Oxygen defect functionalized cobalt oxide towards high-efficient reaction with OH− for aqueous energy storage devices

The ever-growing environmental contamination and energy crisis have promoted the development of modern renewable energy resources. New generation aqueous energy storage devices have attracted increasing interest due to their excellent performance, high safety, and environmental friendliness. Here, the high-performance binder-free hierarchical defect-Co3O4 (D-Co3O4) nanosheets have been successfully designed and in-situ grown on Ni foam. By using NaBH4 as a reductant, the obtained hierarchical structure composed of ultrafine nanoparticles with massive oxygen defects has superior performance due to the high-efficiency reaction with OH−. The double optimization strategies are shown below: improving the diffusion of active species and bringing more exposed active sites to strengthen the Co3O4 electrode electrochemical performance. Eventually, the electrochemical properties of oxygen-defect-rich Co3O4@Ni (D-Co3O4@Ni) for supercapacitors and alkaline Zn–Co batteries have been systematically investigated. An asymmetric supercapacitor (ASC) device exhibited a remarkable energy density of 64.6 Wh/kg with excellent cycling stability (negligible decay after 5000 cycles).
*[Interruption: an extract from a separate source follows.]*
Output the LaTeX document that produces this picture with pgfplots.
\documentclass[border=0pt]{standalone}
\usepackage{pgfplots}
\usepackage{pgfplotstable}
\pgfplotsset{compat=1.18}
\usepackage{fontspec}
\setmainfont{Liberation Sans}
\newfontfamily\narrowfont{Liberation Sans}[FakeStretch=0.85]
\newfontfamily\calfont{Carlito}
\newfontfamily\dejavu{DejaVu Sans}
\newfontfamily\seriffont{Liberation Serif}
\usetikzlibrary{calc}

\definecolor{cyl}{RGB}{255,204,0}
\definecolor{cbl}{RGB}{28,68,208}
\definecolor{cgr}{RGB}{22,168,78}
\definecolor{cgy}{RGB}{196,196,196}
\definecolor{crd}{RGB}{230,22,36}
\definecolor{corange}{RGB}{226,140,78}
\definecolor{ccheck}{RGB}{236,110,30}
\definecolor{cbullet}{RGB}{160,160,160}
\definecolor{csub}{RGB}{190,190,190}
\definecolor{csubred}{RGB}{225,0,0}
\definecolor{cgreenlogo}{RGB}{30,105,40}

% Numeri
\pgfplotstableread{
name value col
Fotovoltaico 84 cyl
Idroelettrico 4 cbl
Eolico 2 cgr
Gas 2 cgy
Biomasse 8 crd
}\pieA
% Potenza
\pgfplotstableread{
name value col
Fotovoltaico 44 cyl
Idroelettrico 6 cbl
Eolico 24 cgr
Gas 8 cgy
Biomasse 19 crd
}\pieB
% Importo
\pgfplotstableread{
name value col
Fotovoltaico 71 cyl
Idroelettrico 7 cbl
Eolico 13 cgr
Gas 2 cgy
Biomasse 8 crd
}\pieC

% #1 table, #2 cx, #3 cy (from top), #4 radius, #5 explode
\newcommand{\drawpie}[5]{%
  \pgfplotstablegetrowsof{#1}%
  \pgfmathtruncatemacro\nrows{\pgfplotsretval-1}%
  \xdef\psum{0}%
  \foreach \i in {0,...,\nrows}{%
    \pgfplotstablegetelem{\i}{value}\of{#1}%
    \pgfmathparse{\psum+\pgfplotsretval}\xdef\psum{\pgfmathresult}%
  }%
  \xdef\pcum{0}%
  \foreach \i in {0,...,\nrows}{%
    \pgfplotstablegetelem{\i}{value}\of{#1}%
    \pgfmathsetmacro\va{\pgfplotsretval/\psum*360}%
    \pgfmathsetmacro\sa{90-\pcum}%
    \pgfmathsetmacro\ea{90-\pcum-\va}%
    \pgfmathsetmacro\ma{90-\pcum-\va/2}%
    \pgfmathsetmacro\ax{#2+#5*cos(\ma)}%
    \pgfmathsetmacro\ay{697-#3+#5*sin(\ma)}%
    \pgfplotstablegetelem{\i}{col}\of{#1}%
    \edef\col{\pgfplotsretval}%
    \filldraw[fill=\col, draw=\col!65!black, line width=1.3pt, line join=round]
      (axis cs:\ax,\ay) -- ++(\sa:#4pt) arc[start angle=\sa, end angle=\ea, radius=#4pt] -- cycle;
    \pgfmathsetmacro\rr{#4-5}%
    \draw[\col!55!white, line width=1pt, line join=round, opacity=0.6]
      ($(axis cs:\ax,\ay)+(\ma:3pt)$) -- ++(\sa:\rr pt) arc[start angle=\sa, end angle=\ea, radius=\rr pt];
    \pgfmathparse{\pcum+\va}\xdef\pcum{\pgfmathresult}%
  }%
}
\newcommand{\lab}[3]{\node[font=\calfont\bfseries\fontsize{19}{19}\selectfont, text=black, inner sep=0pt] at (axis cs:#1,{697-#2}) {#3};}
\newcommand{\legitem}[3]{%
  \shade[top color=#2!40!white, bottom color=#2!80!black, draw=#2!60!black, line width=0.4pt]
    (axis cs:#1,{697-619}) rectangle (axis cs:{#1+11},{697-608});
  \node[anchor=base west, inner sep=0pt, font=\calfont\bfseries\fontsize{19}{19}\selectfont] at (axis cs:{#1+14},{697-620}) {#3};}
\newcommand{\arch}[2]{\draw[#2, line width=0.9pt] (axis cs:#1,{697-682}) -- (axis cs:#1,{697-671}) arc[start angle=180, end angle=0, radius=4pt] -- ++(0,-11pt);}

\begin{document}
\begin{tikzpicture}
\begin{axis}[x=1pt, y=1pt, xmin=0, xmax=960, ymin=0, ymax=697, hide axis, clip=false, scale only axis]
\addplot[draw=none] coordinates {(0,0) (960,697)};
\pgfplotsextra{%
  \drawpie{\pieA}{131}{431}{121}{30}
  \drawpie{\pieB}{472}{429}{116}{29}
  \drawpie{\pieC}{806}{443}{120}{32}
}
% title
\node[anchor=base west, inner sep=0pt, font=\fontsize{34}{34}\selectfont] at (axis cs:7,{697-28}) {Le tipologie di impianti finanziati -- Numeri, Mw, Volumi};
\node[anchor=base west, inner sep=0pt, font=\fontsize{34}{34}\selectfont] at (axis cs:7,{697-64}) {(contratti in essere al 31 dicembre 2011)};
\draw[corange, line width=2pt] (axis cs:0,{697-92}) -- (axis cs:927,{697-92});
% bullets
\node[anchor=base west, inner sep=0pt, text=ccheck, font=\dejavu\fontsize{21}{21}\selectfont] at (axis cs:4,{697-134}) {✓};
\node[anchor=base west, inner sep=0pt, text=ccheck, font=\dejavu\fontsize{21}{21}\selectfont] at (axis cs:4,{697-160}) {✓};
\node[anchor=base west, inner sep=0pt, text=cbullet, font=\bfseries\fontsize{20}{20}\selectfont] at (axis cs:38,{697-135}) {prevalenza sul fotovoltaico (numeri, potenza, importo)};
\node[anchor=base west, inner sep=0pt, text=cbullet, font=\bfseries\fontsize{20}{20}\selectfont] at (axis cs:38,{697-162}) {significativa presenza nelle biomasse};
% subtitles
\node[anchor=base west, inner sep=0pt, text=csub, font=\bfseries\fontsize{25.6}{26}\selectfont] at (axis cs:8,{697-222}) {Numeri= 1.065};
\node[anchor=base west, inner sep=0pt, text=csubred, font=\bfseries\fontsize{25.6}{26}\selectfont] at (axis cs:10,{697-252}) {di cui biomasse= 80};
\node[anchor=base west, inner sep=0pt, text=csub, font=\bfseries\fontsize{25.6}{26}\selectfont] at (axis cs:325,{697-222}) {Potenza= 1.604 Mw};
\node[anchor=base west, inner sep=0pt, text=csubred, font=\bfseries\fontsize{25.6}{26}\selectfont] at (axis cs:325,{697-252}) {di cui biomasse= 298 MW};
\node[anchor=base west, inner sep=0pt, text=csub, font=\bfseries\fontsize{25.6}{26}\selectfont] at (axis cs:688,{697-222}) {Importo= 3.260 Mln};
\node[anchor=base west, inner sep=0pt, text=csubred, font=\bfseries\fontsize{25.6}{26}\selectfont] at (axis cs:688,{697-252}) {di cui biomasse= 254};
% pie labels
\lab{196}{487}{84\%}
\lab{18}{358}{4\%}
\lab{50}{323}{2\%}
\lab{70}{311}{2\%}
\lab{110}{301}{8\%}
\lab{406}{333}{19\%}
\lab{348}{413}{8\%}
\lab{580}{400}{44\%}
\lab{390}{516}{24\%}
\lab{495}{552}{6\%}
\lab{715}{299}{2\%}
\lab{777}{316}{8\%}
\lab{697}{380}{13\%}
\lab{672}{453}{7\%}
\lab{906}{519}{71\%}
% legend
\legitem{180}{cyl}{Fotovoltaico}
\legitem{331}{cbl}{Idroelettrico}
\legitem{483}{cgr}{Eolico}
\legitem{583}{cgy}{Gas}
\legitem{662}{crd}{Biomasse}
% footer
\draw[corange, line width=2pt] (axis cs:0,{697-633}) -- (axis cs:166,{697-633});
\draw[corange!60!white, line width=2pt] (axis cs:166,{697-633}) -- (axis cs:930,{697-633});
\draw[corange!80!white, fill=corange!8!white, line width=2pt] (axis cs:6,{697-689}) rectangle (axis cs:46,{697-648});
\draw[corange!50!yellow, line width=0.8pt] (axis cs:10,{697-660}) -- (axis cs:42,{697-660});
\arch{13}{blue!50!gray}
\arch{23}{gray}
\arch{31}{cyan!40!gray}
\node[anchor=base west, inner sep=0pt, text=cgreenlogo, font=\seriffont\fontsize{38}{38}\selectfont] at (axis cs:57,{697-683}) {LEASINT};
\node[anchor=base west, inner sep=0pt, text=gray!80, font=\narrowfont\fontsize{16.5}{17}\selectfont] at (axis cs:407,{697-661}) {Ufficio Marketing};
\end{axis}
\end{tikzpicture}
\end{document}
In addition, as the cathode for alkaline zinc battery, the D-Co3O4@Ni exhibits excellent cycling stability performance with no capacity decay after 400 cycles at 1.5 A/g. Effective hierarchical structure constructing, bind-free design, and introducing oxygen vacancies are practical modification approaches to meet new usage demands for supercapacitors and alkaline zinc batteries.